God, the Universe, the whole of Creation are so unimaginably large and utterly beyond comprehension that if we saw it all we would be filled with terror. In the BBC Radio 4 series from the 80’s, The Hitchhiker’s Guide to the Galaxy, Douglas Adams imagined an instrument of torture called The Total Perspective Vortex. A person put into the vortex gets a momentary glimpse of the whole of Creation and themselves in relation to it – the point being that if we had a realistic sense of proportion, if we ‘got real’ and saw things as they are, it would blow our minds. “Beauty,” as Rilke said, “is nothing but the beginning of terror.”

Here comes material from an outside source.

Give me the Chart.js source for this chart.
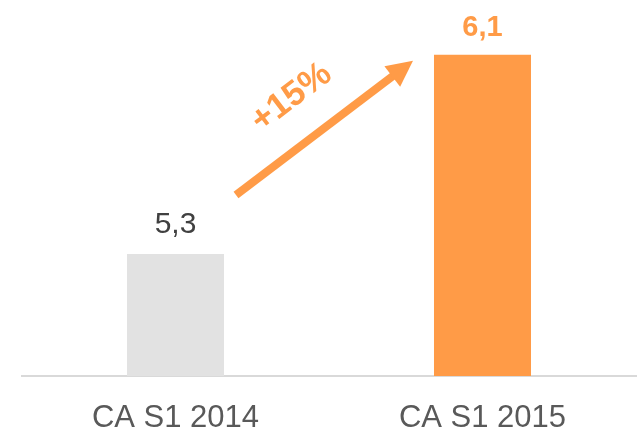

Perhaps naughtily, I wonder if this is why Creationists reject the idea of evolution. Creationism is a modern form of resisting the Copernican revolution. We like to think that we are the centre of the Universe, that Creation was done just for us. How comforting; how important that would make us. The reality is that we live very far from the centre – if there even is a centre – of a Universe that has been in existence for about 13.7 billion years, on a planet that has been around for about 4.5 billion years. There has been life on Earth for most of that time. Species have come and gone. We are Johnnies-come-lately to this scene and, as like as not, we will be gone pretty soon too, trailing in the wake of the dinosaurs. We are a blip in the space-time continuum.
What sense are we to make of all this? What sense are we to make of God and of God’s love for and care of us? What sense are we to make of our little lives? If, as seems more likely, we cannot make sense of it, how are we to cope? Mostly we don’t admit it, but it adds a necessary corrective to our usual way of thinking and experiencing our lives.
When we settle to pray, we stand on the borderlands of this territory. No wonder we avoid it like the plague.